報告也針對司法統計數據的公開提出了一些設想,我很贊同。原則上,凡是不涉及國家秘密的統計數據都予以公開;列為國家秘密的統計項目,也要限縮乃至取消。在步驟上,最高法院所作的全國性的統計數據(法綜表),應首先公開。除了有關司法案件的數據,有關司法人員、司法經費的數據今后也納入統計,并予以公開。地方法院應當按照統一口徑,主動、及時、全面地向社會發布本級法院和所轄地區的司法統計數據。
上述設想的實現,難的不在技術,而是理念。在技術上,網絡為發布司法統計數據提供了便捷的渠道;法院系統內正在建設的信息化工程,更為統計數據的生成提供了無限的可能。盡管如此,統計部門對數據的公開似乎存在各種顧慮,例如擔心司法統計數據有誤差,或者不好看,所以覺得不便公開。
其實,對于這種牽涉眾多人手的統計項目,有誤差是絕對的,沒有誤差是不可能的;在法治建設的過程中,不同年份、不同地方有快有慢也是完全正常的。一個嚴謹的學者自然會正確對待這些問題。不但如此,學者的研究還可以幫助發現和改進統計工作中可能存在的問題。

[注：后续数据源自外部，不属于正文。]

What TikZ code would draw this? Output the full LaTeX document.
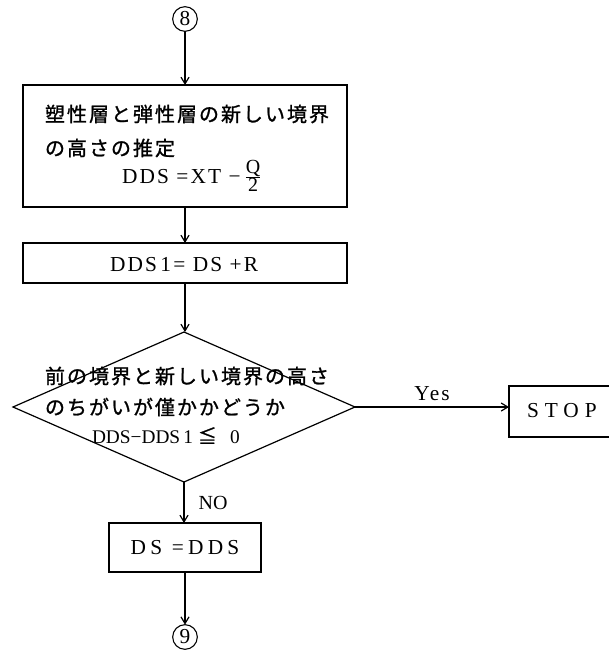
\documentclass[tikz,border=0pt]{standalone}
\usepackage{fontspec}
\setmainfont{Liberation Serif}
\newfontfamily\jp[LetterSpace=10,FakeBold=1.2]{Noto Sans CJK JP}
\newfontfamily\jpplain[FakeBold=1.2]{Noto Sans CJK JP}
\newfontfamily\lsp[LetterSpace=10]{Liberation Serif}
\newfontfamily\lspm[LetterSpace=20]{Liberation Serif}
\newfontfamily\lspw[LetterSpace=28]{Liberation Serif}
\usetikzlibrary{arrows.meta,shapes.geometric}
\begin{document}
\begin{tikzpicture}[x=0.75pt,y=-0.75pt,
  every node/.style={inner sep=0pt, outer sep=0pt},
  box/.style={draw, line width=0.9pt, rectangle},
  conn/.style={line width=0.9pt, -{Straight Barb[length=5pt,width=6pt]}},
  jtext/.style={font=\fontsize{15}{16}\jp, anchor=west},
  ltext/.style={font=\fontsize{16}{18}\lsp, anchor=base west},
  circ/.style={draw, circle, line width=0.8pt, minimum size=18.5pt, font=\fontsize{16}{16}\selectfont},
  ]
\useasboundingbox (0,0) rectangle (609,657);
\begin{scope}
\clip (0,0) rectangle (609,657);

% start connector
\node[circ] (c8) at (185,19) {8};

% box 1
\node[box, minimum width=243pt, minimum height=91.5pt] (box1) at (185,146) {};
\node[jtext] (b1l1) at (45,114) {塑性層と弾性層の新しい境界};
\node[jtext] (b1l2) at (45,148) {の高さの推定};
\node[ltext] (b1l3) at (122,183) {DDS =XT −\,$\frac{\mbox{\fontsize{15}{15}\selectfont Q}}{\mbox{\fontsize{15}{15}\selectfont 2}}$};

% box 2
\node[box, minimum width=243pt, minimum height=30pt] (box2) at (185,263) {};
\node[ltext] (b2t) at (110,271) {DDS\,1= DS +R};

% decision
\node[draw, diamond, line width=0.9pt, minimum width=256.5pt, minimum height=112.5pt] (dec) at (184,407) {};
\node[jtext] (dl1) at (45,376) {前の境界と新しい境界の高さ};
\node[jtext] (dl2) at (45,407) {のちがいが僅かかどうか};
\node[ltext, font=\fontsize{14.5}{16}\selectfont] (dl3) at (92,443) {DDS−DDS\,1 {\fontsize{14}{14}\jpplain ≦}\;\, 0};

% stop box (cut at right edge)
\node[box, minimum width=90pt, minimum height=38.25pt, anchor=west] (stop) at (509,411.5) {};
\node[font=\fontsize{16}{16}\lspw, anchor=west] (stopt) at (527,411) {STOP};

% box 3
\node[box, minimum width=114pt, minimum height=36.75pt, font=\fontsize{16}{16}\lspm] (box3) at (185,547.5) {DS =DDS};

% end connector
\node[circ] (c9) at (185,637) {9};
\end{scope}

% connectors
\draw[conn] (c8) -- (box1);
\draw[conn] (box1) -- (box2);
\draw[conn] (box2.south) -- (box2.south |- dec.north);
\draw[conn] (dec.east) -- (dec.east -| stop.west) node[midway, above=5pt, font=\fontsize{16}{16}\lsp] (yes) {Yes};
\draw[conn] (dec.south) -- (dec.south |- box3.north) node[midway, right=11pt, font=\fontsize{15}{15}\selectfont] (no) {NO};
\draw[conn] (box3) -- (c9);
\end{tikzpicture}
\end{document}
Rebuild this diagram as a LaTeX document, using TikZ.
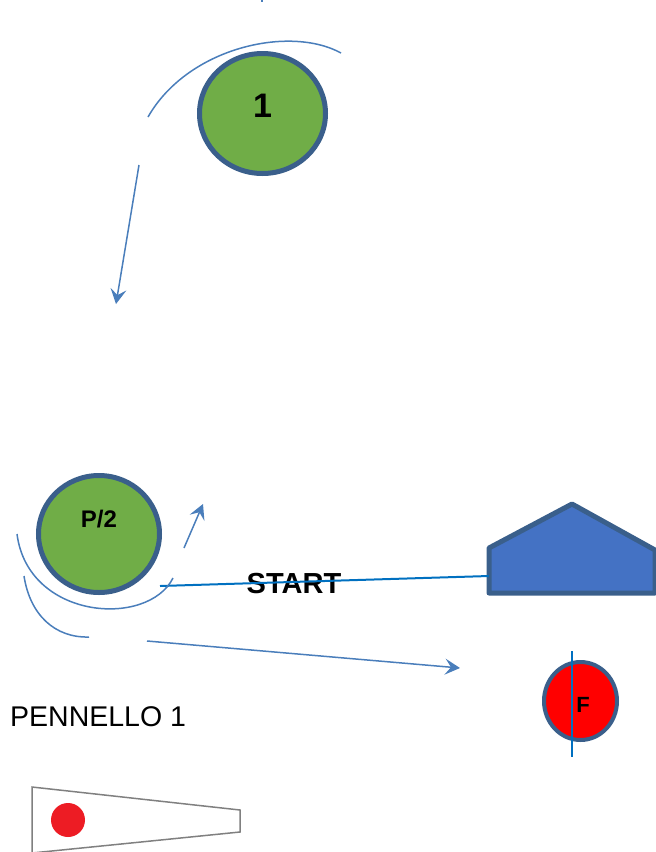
\documentclass[tikz,border=0pt]{standalone}
\usepackage{fontspec}
\setmainfont{Liberation Sans}
\usepackage{tikz}
\usepackage{xcolor}
\usetikzlibrary{arrows, arrows.meta, shapes.geometric, calc, positioning}

\definecolor{boagreen}{HTML}{70AD47}
\definecolor{boaedge}{HTML}{3A5F8B}
\definecolor{trackblue}{HTML}{4A7EBB}
\definecolor{lineblue}{HTML}{0070C0}
\definecolor{homeblue}{HTML}{4472C4}
\definecolor{flagred}{HTML}{ED1C24}

\tikzset{
  boa/.style={draw=boaedge, line width=5pt, fill=boagreen, ellipse, inner sep=0pt},
  track/.style={trackblue, line width=1.5pt},
  trackarrow/.style={track, -{Stealth[length=15pt, width=16pt, inset=6pt, fill=trackblue]}}
}

\begin{document}
\begin{tikzpicture}[x=1pt, y=-1pt]
  \useasboundingbox (0,0) rectangle (656,852);

  % boe
  \node[boa, minimum width=126pt, minimum height=120pt,
        label={[font=\fontsize{34}{36}\selectfont\bfseries, yshift=8pt]center:1}] (b1) at (262.5,113.5) {};
  \node[boa, minimum width=121pt, minimum height=117pt,
        label={[font=\fontsize{24}{26}\selectfont\bfseries, yshift=15pt]center:P/2}] (b2) at (99,534) {};
  \node[draw=boaedge, line width=4pt, fill=red, ellipse, inner sep=0pt,
        minimum width=73pt, minimum height=78pt] (fin) at (580.5,701) {};
  \coordinate (fintop) at (572,651);
  \coordinate (finbot) at (572,757);
  \draw[lineblue, line width=1.5pt] (fintop) -- (finbot);
  \node[font=\fontsize{22}{24}\selectfont\bfseries] (ftxt) at (583,705) {F};

  % barca comitato
  \draw[boaedge, line width=5pt, fill=homeblue, line join=round]
    (489,548) -- (572,504) -- (655,550) -- (655,593) -- (489,593) -- cycle;
  \coordinate (home) at (489,576);

  % linea di partenza
  \node[font=\fontsize{29}{31}\selectfont\bfseries] (start) at (294,584) {START};
  \coordinate (pin) at (160,586);
  \draw[lineblue, line width=2pt] (pin) -- (home);

  % percorso
  \coordinate (a1) at (148,117);
  \coordinate (a2) at (341,53);
  \draw[track] (a1) .. controls (188,47) and (290,25) .. (a2);
  \coordinate (d1) at (139,165);
  \coordinate (d2) at (116,304);
  \draw[trackarrow] (d1) -- (d2);
  \coordinate (top1) at (262,0);
  \coordinate (top2) at (262,2);
  \draw[track] (top1) -- (top2);

  \coordinate (c1) at (17,534);
  \coordinate (c2) at (173,578);
  \draw[track] (c1) .. controls (28,620) and (148,628) .. (c2);
  \coordinate (e1) at (24,576);
  \coordinate (e2) at (89,637);
  \draw[track] (e1) .. controls (30,615) and (55,638) .. (e2);
  \coordinate (u1) at (184,548);
  \coordinate (u2) at (203,504);
  \draw[trackarrow] (u1) -- (u2);
  \coordinate (g1) at (147,641);
  \coordinate (g2) at (460,668);
  \draw[trackarrow] (g1) -- (g2);

  % pennello
  \node[anchor=base west, inner sep=0pt, font=\fontsize{28.5}{30}\selectfont] (pen) at (10,726) {PENNELLO 1};
  \draw[gray, line width=1.5pt, fill=white]
    (32,853) -- (32,787) -- (240,810) -- (240,832) -- (32,853);
  \node[circle, fill=flagred, minimum size=34pt, inner sep=0pt] (dot) at (68,820) {};
\end{tikzpicture}
\end{document}
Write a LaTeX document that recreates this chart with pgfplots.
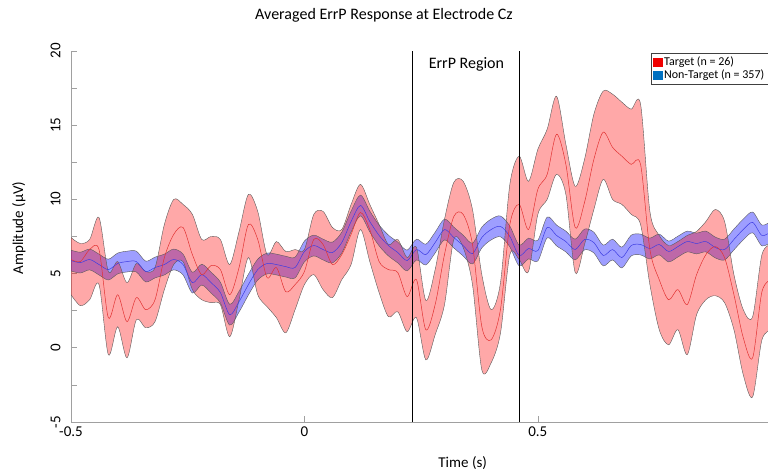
\documentclass[border=0pt]{standalone}
\usepackage{fontspec}
\setmainfont{Carlito}
\usepackage{pgfplots}
\usepackage{pgfplotstable}
\pgfplotsset{compat=1.18}
\usepgfplotslibrary{fillbetween}

\definecolor{edge}{RGB}{90,90,90}
\definecolor{axgray}{RGB}{160,160,160}
\definecolor{legred}{RGB}{240,0,0}
\definecolor{legblue}{RGB}{0,112,192}
\definecolor{redline}{RGB}{225,50,50}
\definecolor{blueline}{RGB}{60,60,225}

% Target: lower, mean, upper
\pgfplotstableread{
x rl rm ru
-0.50 3.58 5.95 7.43
-0.48 2.84 5.81 7.03
-0.46 3.24 6.62 7.30
-0.44 4.26 6.62 8.78
-0.42 -0.47 2.03 5.14
-0.40 1.42 3.58 5.81
-0.38 -0.68 1.76 4.39
-0.36 1.89 3.38 5.68
-0.34 1.35 2.57 5.14
-0.32 1.76 3.24 5.41
-0.30 3.92 6.08 8.31
-0.28 5.61 7.64 10.00
-0.26 5.81 8.11 9.66
-0.24 3.92 6.28 8.99
-0.22 3.24 4.93 7.30
-0.20 3.04 5.54 7.50
-0.18 2.91 5.27 7.30
-0.16 0.74 3.58 5.61
-0.14 3.24 5.41 7.84
-0.12 6.08 8.31 10.34
-0.10 3.58 7.30 9.19
-0.08 2.77 4.73 6.28
-0.06 2.03 5.41 7.16
-0.04 1.01 3.78 6.49
-0.02 2.57 4.26 6.62
0.00 4.26 5.14 6.62
0.02 4.93 7.30 8.99
0.04 3.92 6.96 9.19
0.06 3.38 5.61 8.11
0.08 4.59 6.28 7.97
0.10 5.61 7.64 9.66
0.12 7.97 9.12 11.01
0.14 5.81 7.97 9.66
0.16 3.72 5.81 8.31
0.18 2.09 5.27 6.96
0.20 2.43 5.07 7.30
0.22 1.08 3.45 6.08
0.24 2.03 4.59 6.76
0.26 -0.81 1.22 3.20
0.28 0.88 2.91 5.27
0.30 2.90 6.28 8.65
0.32 7.30 8.85 11.15
0.34 6.76 8.99 11.22
0.36 4.26 6.96 9.32
0.38 -1.49 1.42 4.93
0.40 -1.01 0.54 2.57
0.42 1.00 2.60 4.40
0.44 6.28 8.31 11.01
0.46 5.95 9.66 12.91
0.48 5.14 7.97 11.22
0.50 8.99 10.68 13.38
0.52 10.00 11.69 14.73
0.54 11.69 14.39 16.96
0.56 10.34 12.36 13.72
0.58 5.07 8.11 10.88
0.60 6.96 9.80 12.70
0.62 9.32 12.70 15.74
0.64 11.35 14.53 17.30
0.66 10.00 13.51 17.09
0.68 9.66 12.91 16.55
0.70 8.99 12.36 16.08
0.72 8.31 12.36 16.42
0.74 4.26 6.62 9.19
0.76 1.22 4.59 7.57
0.78 0.20 3.24 6.89
0.80 1.22 3.92 7.16
0.82 -0.47 2.91 7.57
0.84 2.23 4.93 7.84
0.86 3.24 6.28 8.51
0.88 3.51 6.82 9.32
0.90 3.04 6.08 8.51
0.92 1.22 3.58 4.93
0.94 -1.82 0.68 2.57
0.96 -3.31 -0.68 2.09
0.98 0.54 3.78 6.28
1.00 1.22 4.59 6.96
}\target

% Non-target: lower, mean, upper
\pgfplotstableread{
x bl bm bu
-0.50 5.18 5.88 6.58
-0.48 5.04 5.74 6.44
-0.46 5.25 5.95 6.65
-0.44 4.91 5.61 6.31
-0.42 4.57 5.27 5.97
-0.40 4.98 5.68 6.38
-0.38 5.11 5.81 6.51
-0.36 5.11 5.81 6.51
-0.34 4.44 5.14 5.84
-0.32 4.71 5.41 6.11
-0.30 4.91 5.61 6.31
-0.28 5.25 5.95 6.65
-0.26 4.91 5.61 6.31
-0.24 3.69 4.39 5.09
-0.22 4.23 4.93 5.63
-0.20 3.69 4.39 5.09
-0.18 3.02 3.72 4.42
-0.16 1.53 2.23 2.93
-0.14 2.41 3.11 3.81
-0.12 3.56 4.26 4.96
-0.10 4.57 5.27 5.97
-0.08 4.98 5.68 6.38
-0.06 4.91 5.61 6.31
-0.04 4.77 5.47 6.17
-0.02 4.71 5.41 6.11
0.00 5.79 6.49 7.19
0.02 6.19 6.89 7.59
0.04 5.92 6.62 7.32
0.06 5.72 6.42 7.12
0.08 6.39 7.09 7.79
0.10 7.81 8.51 9.21
0.12 8.89 9.59 10.29
0.14 7.81 8.51 9.21
0.16 6.87 7.57 8.27
0.18 6.19 6.89 7.59
0.20 5.72 6.42 7.12
0.22 5.18 5.88 6.58
0.24 5.92 6.62 7.32
0.26 5.58 6.28 6.98
0.28 6.39 7.09 7.79
0.30 7.27 7.97 8.67
0.32 6.73 7.43 8.13
0.34 6.19 6.89 7.59
0.36 5.65 6.35 7.05
0.38 6.73 7.43 8.13
0.40 7.27 7.97 8.67
0.42 7.48 8.18 8.88
0.44 6.80 7.50 8.20
0.46 5.52 6.22 6.92
0.48 5.99 6.69 7.39
0.50 5.85 6.55 7.25
0.52 7.41 8.11 8.81
0.54 6.87 7.57 8.27
0.56 6.46 7.16 7.86
0.58 5.92 6.62 7.32
0.60 6.60 7.30 8.00
0.62 6.39 7.09 7.79
0.64 5.52 6.22 6.92
0.66 5.92 6.62 7.32
0.68 5.38 6.08 6.78
0.70 6.19 6.89 7.59
0.72 6.26 6.96 7.66
0.74 5.99 6.69 7.39
0.76 6.26 6.96 7.66
0.78 5.79 6.49 7.19
0.80 6.12 6.82 7.52
0.82 6.46 7.16 7.86
0.84 6.33 7.03 7.73
0.86 6.46 7.16 7.86
0.88 6.06 6.76 7.46
0.90 5.92 6.62 7.32
0.92 6.60 7.30 8.00
0.94 7.27 7.97 8.67
0.96 7.75 8.45 9.15
0.98 6.87 7.57 8.27
1.00 7.14 7.84 8.54
}\nontarget

\begin{document}
\begin{tikzpicture}
\begin{axis}[
  set layers,
  scale only axis, width=697pt, height=371pt,
  anchor=south west, at={(0pt,0pt)},
  xmin=-0.5, xmax=0.993, ymin=-5, ymax=20,
  axis x line*=bottom, axis y line*=left,
  axis line style={-, draw=axgray, line width=0.8pt},
  xtick={-0.5,0,0.5},
  ytick={-5,0,...,20},
  minor ytick={-2.5,2.5,...,17.5},
  tick align=inside,
  major tick length=6pt, minor tick length=6pt,
  tick style={axgray, line width=0.7pt},
  /pgf/number format/assume math mode=true,
  ticklabel style={font=\fontsize{15}{18}\selectfont},
  yticklabel style={rotate=90, anchor=south},
  yticklabel shift=7pt,
  xticklabel style={anchor=north, yshift=-1pt},
  title={Averaged ErrP Response at Electrode Cz},
  title style={at={(axis description cs:0.449,1.079)}, anchor=center,
    font=\fontsize{16}{19}\selectfont},
  xlabel={Time (s)},
  xlabel style={at={(axis description cs:0.562,-0.112)}, anchor=center,
    font=\fontsize{15}{18}\selectfont},
  ylabel={Amplitude (μV)},
  ylabel style={at={(axis description cs:-0.075,0.523)}, anchor=center,
    font=\fontsize{15}{18}\selectfont},
  legend cell align=left,
  legend style={at={(rel axis cs:1,1)}, anchor=north east, yshift=-2pt,
    draw=black!75, line width=0.5pt, inner sep=1.5pt, row sep=-1pt,
    font=\fontsize{12}{14}\selectfont},
  legend image code/.code={\fill[#1] (0pt,-4pt) rectangle (8.5pt,4pt);},
]
% non-target band
\addplot[name path=bU, draw=edge, line width=0.4pt, smooth, forget plot] table[x=x, y=bu] {\nontarget};
\addplot[name path=bL, draw=edge, line width=0.4pt, smooth, forget plot] table[x=x, y=bl] {\nontarget};
\addplot[fill=blue, fill opacity=0.38, draw=none, forget plot] fill between[of=bU and bL];
% target band
\addplot[name path=rU, draw=edge, line width=0.4pt, smooth, forget plot] table[x=x, y=ru] {\target};
\addplot[name path=rL, draw=edge, line width=0.4pt, smooth, forget plot] table[x=x, y=rl] {\target};
\addplot[fill=red, fill opacity=0.34, draw=none, forget plot] fill between[of=rU and rL];
% means
\addplot[blueline, line width=0.5pt, smooth, forget plot] table[x=x, y=bm] {\nontarget};
\addplot[redline, line width=0.5pt, smooth, forget plot] table[x=x, y=rm] {\target};
% ErrP region
\addplot[black, line width=1.2pt, forget plot] coordinates {(0.232,-5) (0.232,20)};
\addplot[black, line width=1.2pt, forget plot] coordinates {(0.461,-5) (0.461,20)};
\node[font=\fontsize{16}{19}\selectfont] at (axis cs:0.347,19.1) {ErrP Region};
\addlegendimage{legred}
\addlegendentry{Target (n = 26)}
\addlegendimage{legblue}
\addlegendentry{Non-Target (n = 357)}
\end{axis}
\pgfresetboundingbox
\useasboundingbox (-71pt,-51pt) rectangle (697pt,422pt);
\end{tikzpicture}
\end{document}
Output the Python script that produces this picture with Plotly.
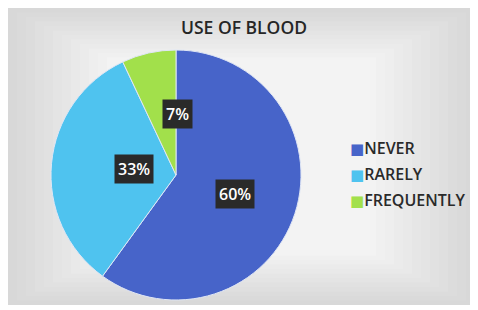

說到底,我們可能還欠缺這樣一種理念:司法統計數據是一種公共信息,理應讓社會分享,更好地服務于公眾認知、服務于學術研究、服務于改革決策。司法統計數據的公開應當是司法公開的一部分,也是司法為民的一部分。沒有司法統計數據的充分公開,司法公開是不徹底的,司法為民是不完全的。我希望,我們的法院能夠進一步樹立起司法公開、司法為民的理念,并以公開裁判文書的氣魄來公開統計數據。
易霏霏和馬超對司法統計數據公開狀況的整理,為法律實證研究做了一點有用的基礎工作。而報告自身大概也可以視為一個相當不錯的實證研究,它細致地描述了真正的世界,而不是一頭扎進概念和原理之中,這不失為學術研究的一條路徑,對于年輕學生來說,尤其如此。至于研究中存在的問題,還待專家指正。